Generosity is the soul of writing. You write to give something. To yourself. To your reader. To God. You give thanks for having been given the words. You pray to be given words another day.
- Erica Jong
A cold night, a crowded room, soft light, attentive faces, and one microphone.
These were the components of the Launch Party for Watch My Rising: A Recovery Anthology, which was held last Wednesday night, December 7th, at the Asher Building in Cheyenne, Wyoming.
So much generosity in one evening, I can hardly tell it:
The generosity of the writers.
These are the kind souls who shared the stories and poems that make up Watch My Rising. Each labored over the words. Each drummed up the courage and honesty and chutzpa it takes to speak up about recovery and addiction. Each received a single copy of the anthology for their efforts.
The generosity of the readers.
Aaron Holst, of Sheridan, Wyoming, who braved the winter roads to read his poem, “New Songs” and his story, “Shooting Star or Beacon?” to a mesmerized crowd.
|Aaron Holst, of Sheridan, Wyoming reads "New Songs"|
|Darrah Perez, of Ethete, Wyoming reads "The Answer Is in Loving Ourselves"|
Judith Schulz, who read “To Give Thanks to Sweaty Palms” by P.F. Witte, “Should We Set a Place for Peggy?” by Kristina Cerise, and “Connoisseur” by Rebecca Taksel.
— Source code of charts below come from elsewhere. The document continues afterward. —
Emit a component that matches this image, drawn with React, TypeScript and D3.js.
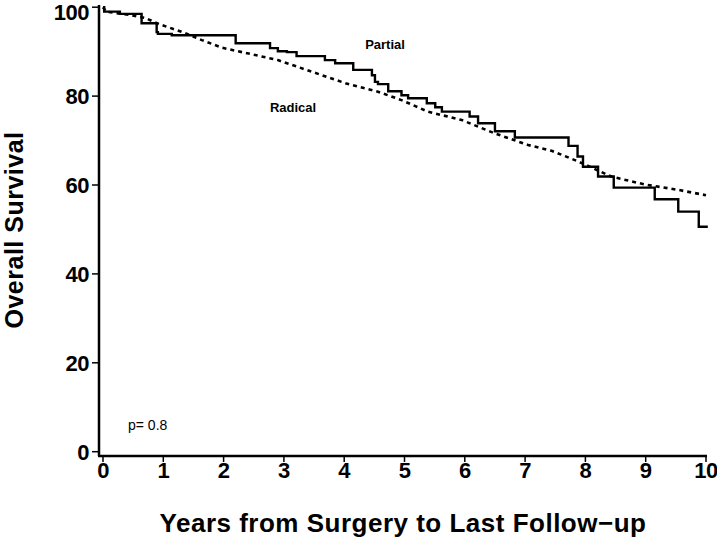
import React from "react";
import * as d3 from "d3";

const partialTimes = [0, 0.02, 0.28, 0.64, 0.89, 0.91, 1.14, 2.2, 2.77, 2.9, 3.05, 3.21, 3.68, 3.85, 4.15, 4.46, 4.51, 4.56, 4.73, 4.95, 5.06, 5.37, 5.51, 5.62, 6.08, 6.22, 6.5, 6.83, 7.72, 7.87, 7.96, 8.21, 8.47, 9.15, 9.54, 9.88, 10.03];
const partialValues = [100, 99.0, 98.5, 96.4, 94.4, 94.0, 93.7, 91.9, 90.8, 90.1, 89.9, 89.0, 88.1, 87.4, 85.9, 84.7, 83.2, 82.7, 81.1, 80.2, 79.5, 78.4, 77.5, 76.5, 75.4, 73.9, 72.1, 70.7, 68.8, 66.4, 64.1, 61.9, 59.4, 56.8, 54.0, 50.6, 50.6];

const radicalTimes = [0, 0.05, 0.47, 0.7, 0.86, 0.97, 1.3, 1.64, 1.97, 2.47, 2.9, 3.46, 4.02, 4.56, 4.95, 5.39, 5.95, 6.5, 7.05, 7.44, 7.88, 8.43, 8.99, 9.54, 10.0];
const radicalValues = [100, 99.0, 98.2, 97.6, 96.6, 96.0, 94.5, 92.6, 90.9, 89.4, 88.1, 85.5, 82.9, 81.0, 79.1, 76.5, 74.6, 71.6, 69.0, 67.7, 65.3, 61.9, 60.1, 58.9, 57.7];

const xTicks = [0, 1, 2, 3, 4, 5, 6, 7, 8, 9, 10];
const yTicks = [0, 20, 40, 60, 80, 100];

export default function App() {
  const W = 717, H = 544;
  const x = d3.scaleLinear().domain([0, 10]).range([103, 706]);
  const y = d3.scaleLinear().domain([0, 100]).range([451.7, 7.2]);
  const axisX = 99;
  const axisY = 456;
  const font = "'Liberation Sans', Arial, Helvetica, sans-serif";

  const partial = partialTimes.map((t, i) => [t, partialValues[i]] as [number, number]);
  const radical = radicalTimes.map((t, i) => [t, radicalValues[i]] as [number, number]);

  const stepLine = d3.line<[number, number]>().x(d => x(d[0])).y(d => y(d[1])).curve(d3.curveStepAfter);
  const smoothLine = d3.line<[number, number]>().x(d => x(d[0])).y(d => y(d[1])).curve(d3.curveLinear);

  return (
    <svg width={W} height={H} style={{ position: "absolute", left: 0, top: 0, background: "#fff" }}>
      <rect x={0} y={0} width={W} height={H} fill="#fff" />
      {/* axes */}
      <line x1={axisX} x2={axisX} y1={5} y2={axisY} stroke="#000" strokeWidth={2.5} />
      <line x1={axisX - 1} x2={707} y1={axisY} y2={axisY} stroke="#000" strokeWidth={2.5} />
      {yTicks.map(v => (
        <g key={"y" + v}>
          <line x1={axisX - 7} x2={axisX} y1={y(v)} y2={y(v)} stroke="#000" strokeWidth={1.5} />
          <text x={89} y={Math.max(y(v), 12.5)} dy="0.36em" textAnchor="end" fontFamily={font} fontWeight="bold" fontSize={22} letterSpacing={-0.5}>{v}</text>
        </g>
      ))}
      {xTicks.map(t => (
        <g key={"x" + t}>
          <line x1={x(t)} x2={x(t)} y1={axisY} y2={axisY + 6} stroke="#000" strokeWidth={1.5} />
          <text x={x(t)} y={478} textAnchor="middle" fontFamily={font} fontWeight="bold" fontSize={22} letterSpacing={-0.5}>{t}</text>
        </g>
      ))}
      <text x={403} y={532} textAnchor="middle" fontFamily={font} fontWeight="bold" fontSize={26} letterSpacing={0.5}>Years from Surgery to Last Follow−up</text>
      <text transform="translate(23,230) rotate(-90)" textAnchor="middle" fontFamily={font} fontWeight="bold" fontSize={25} letterSpacing={0.5}>Overall Survival</text>

      {/* curves */}
      <path d={smoothLine(radical) || ""} fill="none" stroke="#000" strokeWidth={2.6} strokeDasharray="4,4" />
      <path d={stepLine(partial) || ""} fill="none" stroke="#000" strokeWidth={2.4} />

      <text x={385} y={49} textAnchor="middle" fontFamily={font} fontWeight="bold" fontSize={13}>Partial</text>
      <text x={293} y={112} textAnchor="middle" fontFamily={font} fontWeight="bold" fontSize={13}>Radical</text>
      <text x={128} y={430} fontFamily={font} fontSize={14}>p= 0.8</text>
    </svg>
  );
}
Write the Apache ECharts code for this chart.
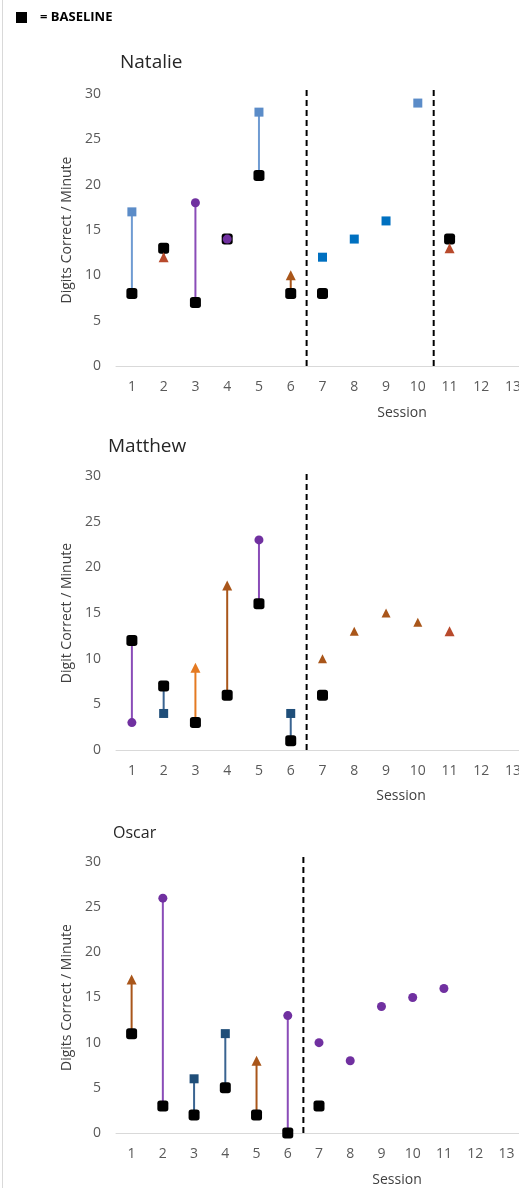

Judy sings, writes and acts and I recruited her because I knew she would give life to the voices in those particular pieces. Several people I talked with after the reading raved about Judy’s delivery—all with one word in common: “Wow!”
|Judy Schulz reads "Should We Set a Place for Peggy?" by Kristina Cerise|
James Pringle, intern at Recover Wyoming, who read Pace Lawson’s story, “De-stigmatized.” This is not a short piece, but James did a masterful job at sharing it all without a glitch. He told me he was happy to do it, because Pace’s story was his favorite.
|James Pringle reads "De-stigmatized" by Pace Lawso|
First off, they came. Did I mention the cold night? (Windchill factor of 18 degrees Fahrenheit BELOW ZERO.) Icy streets? Mid-week during December? Yet come they did, some eighty people, many of whom had never attended a reading of this sort before. Friends, strangers, people in recovery and people who love writing. Even a woman who just happened to see the flyer at the Y and decided to come out.
They enjoyed the catered food (provided by De-Lish Catering) and gave the readers the gift of their rapt attention.
They bought copies of the anthology too. Many of them gave extra money, saying, “Use it for Recover Wyoming’s programs, or to buy copies of the anthology for treatment centers, prisons, etc.”
|Anthology editor, Lynn Carlson, reads "With All Due Respect"|
Conversations around the room during the break and after the reading were full of exactly what this editor had always wished for: insight, concern for those who are still stuck in the cycle of addiction, desire to help, hope.
The generosity of the organizers.
Recover Wyoming staff and board, the Coffee Depot staff (who kept the warm beverages coming), United Way members... lots of folks contributed to pull this event off.
Writing is not a performance but a generosity.
- Brenda Ueland
All of the above: generous, thoughtful, caring folks.
So a note to myself and all my writer friends in this season of giving:
Let us be generous with our words. We'll never know when the world needs them.